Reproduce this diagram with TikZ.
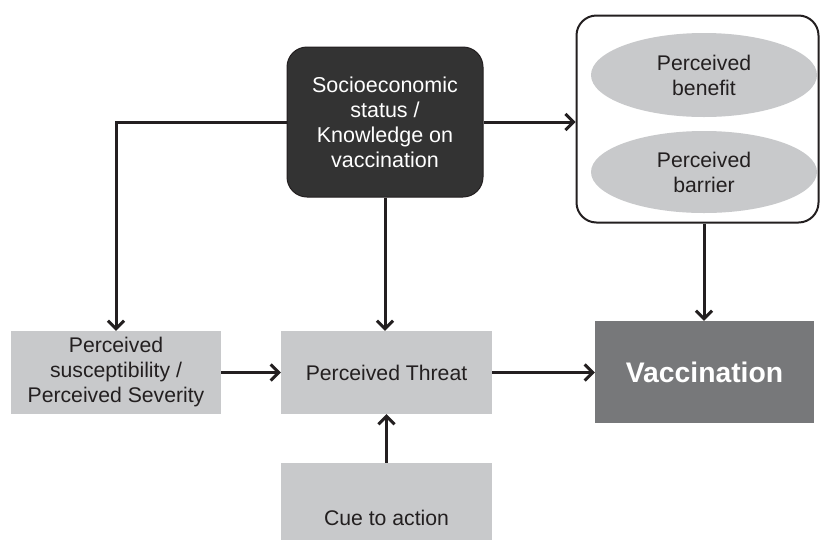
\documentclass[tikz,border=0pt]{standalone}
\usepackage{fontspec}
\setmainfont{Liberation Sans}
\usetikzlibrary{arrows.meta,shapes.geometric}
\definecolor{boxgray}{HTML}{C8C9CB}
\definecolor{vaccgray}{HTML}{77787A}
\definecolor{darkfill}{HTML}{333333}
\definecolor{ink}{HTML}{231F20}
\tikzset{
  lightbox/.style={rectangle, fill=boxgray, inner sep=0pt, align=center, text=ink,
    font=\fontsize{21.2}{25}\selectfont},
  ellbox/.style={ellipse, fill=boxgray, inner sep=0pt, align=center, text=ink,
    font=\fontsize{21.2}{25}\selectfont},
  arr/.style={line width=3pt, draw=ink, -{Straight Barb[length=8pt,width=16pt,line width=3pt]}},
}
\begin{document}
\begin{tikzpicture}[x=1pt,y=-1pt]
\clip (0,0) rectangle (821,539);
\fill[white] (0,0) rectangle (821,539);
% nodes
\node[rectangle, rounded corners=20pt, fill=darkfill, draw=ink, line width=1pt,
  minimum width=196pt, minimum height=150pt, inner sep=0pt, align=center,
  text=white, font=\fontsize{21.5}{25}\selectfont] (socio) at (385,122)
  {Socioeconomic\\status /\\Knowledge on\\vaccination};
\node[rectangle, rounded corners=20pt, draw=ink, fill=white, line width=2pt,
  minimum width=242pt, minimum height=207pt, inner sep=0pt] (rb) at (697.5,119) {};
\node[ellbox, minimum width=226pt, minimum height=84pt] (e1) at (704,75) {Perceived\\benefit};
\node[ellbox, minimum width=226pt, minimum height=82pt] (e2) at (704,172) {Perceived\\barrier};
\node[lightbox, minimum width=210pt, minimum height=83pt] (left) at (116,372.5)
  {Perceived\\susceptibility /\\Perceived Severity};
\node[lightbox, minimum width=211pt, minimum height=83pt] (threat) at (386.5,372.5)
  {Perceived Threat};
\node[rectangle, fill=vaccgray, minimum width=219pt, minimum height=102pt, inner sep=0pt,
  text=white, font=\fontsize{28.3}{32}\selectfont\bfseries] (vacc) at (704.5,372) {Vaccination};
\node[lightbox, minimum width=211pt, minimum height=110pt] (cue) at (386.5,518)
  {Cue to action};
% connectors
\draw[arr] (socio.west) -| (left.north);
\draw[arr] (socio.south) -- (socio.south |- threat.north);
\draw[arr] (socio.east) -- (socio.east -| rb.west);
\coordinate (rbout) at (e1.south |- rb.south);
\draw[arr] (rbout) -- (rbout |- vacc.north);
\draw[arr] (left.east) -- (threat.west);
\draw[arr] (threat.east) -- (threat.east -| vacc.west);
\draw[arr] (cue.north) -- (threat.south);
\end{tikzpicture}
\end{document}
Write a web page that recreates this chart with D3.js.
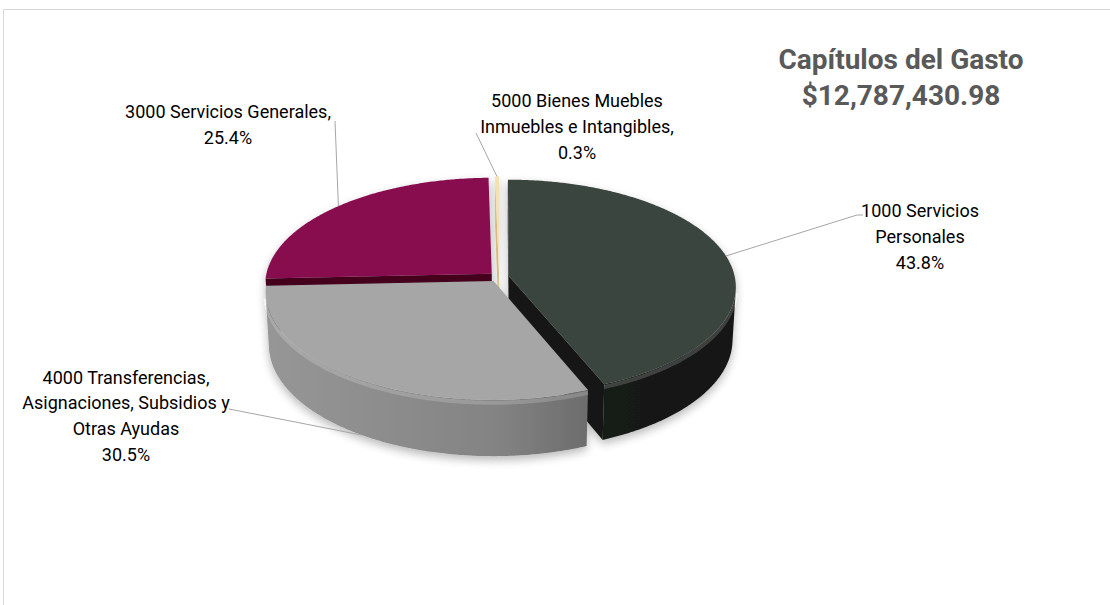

=-=-=-=-=

### Work required
Reproduce all of the data exactly, omitting each picture it holds.

### Problem solution
Reproduce this diagram with TikZ.
\documentclass[tikz,border=0pt]{standalone}
\usepackage{fontspec}
\setmainfont{Liberation Sans}
\usetikzlibrary{arrows.meta,shapes.geometric}
\definecolor{boxgray}{HTML}{C8C9CB}
\definecolor{vaccgray}{HTML}{77787A}
\definecolor{darkfill}{HTML}{333333}
\definecolor{ink}{HTML}{231F20}
\tikzset{
  lightbox/.style={rectangle, fill=boxgray, inner sep=0pt, align=center, text=ink,
    font=\fontsize{21.2}{25}\selectfont},
  ellbox/.style={ellipse, fill=boxgray, inner sep=0pt, align=center, text=ink,
    font=\fontsize{21.2}{25}\selectfont},
  arr/.style={line width=3pt, draw=ink, -{Straight Barb[length=8pt,width=16pt,line width=3pt]}},
}
\begin{document}
\begin{tikzpicture}[x=1pt,y=-1pt]
\clip (0,0) rectangle (821,539);
\fill[white] (0,0) rectangle (821,539);
% nodes
\node[rectangle, rounded corners=20pt, fill=darkfill, draw=ink, line width=1pt,
  minimum width=196pt, minimum height=150pt, inner sep=0pt, align=center,
  text=white, font=\fontsize{21.5}{25}\selectfont] (socio) at (385,122)
  {Socioeconomic\\status /\\Knowledge on\\vaccination};
\node[rectangle, rounded corners=20pt, draw=ink, fill=white, line width=2pt,
  minimum width=242pt, minimum height=207pt, inner sep=0pt] (rb) at (697.5,119) {};
\node[ellbox, minimum width=226pt, minimum height=84pt] (e1) at (704,75) {Perceived\\benefit};
\node[ellbox, minimum width=226pt, minimum height=82pt] (e2) at (704,172) {Perceived\\barrier};
\node[lightbox, minimum width=210pt, minimum height=83pt] (left) at (116,372.5)
  {Perceived\\susceptibility /\\Perceived Severity};
\node[lightbox, minimum width=211pt, minimum height=83pt] (threat) at (386.5,372.5)
  {Perceived Threat};
\node[rectangle, fill=vaccgray, minimum width=219pt, minimum height=102pt, inner sep=0pt,
  text=white, font=\fontsize{28.3}{32}\selectfont\bfseries] (vacc) at (704.5,372) {Vaccination};
\node[lightbox, minimum width=211pt, minimum height=110pt] (cue) at (386.5,518)
  {Cue to action};
% connectors
\draw[arr] (socio.west) -| (left.north);
\draw[arr] (socio.south) -- (socio.south |- threat.north);
\draw[arr] (socio.east) -- (socio.east -| rb.west);
\coordinate (rbout) at (e1.south |- rb.south);
\draw[arr] (rbout) -- (rbout |- vacc.north);
\draw[arr] (left.east) -- (threat.west);
\draw[arr] (threat.east) -- (threat.east -| vacc.west);
\draw[arr] (cue.north) -- (threat.south);
\end{tikzpicture}
\end{document}
Write a web page that recreates this chart with D3.js.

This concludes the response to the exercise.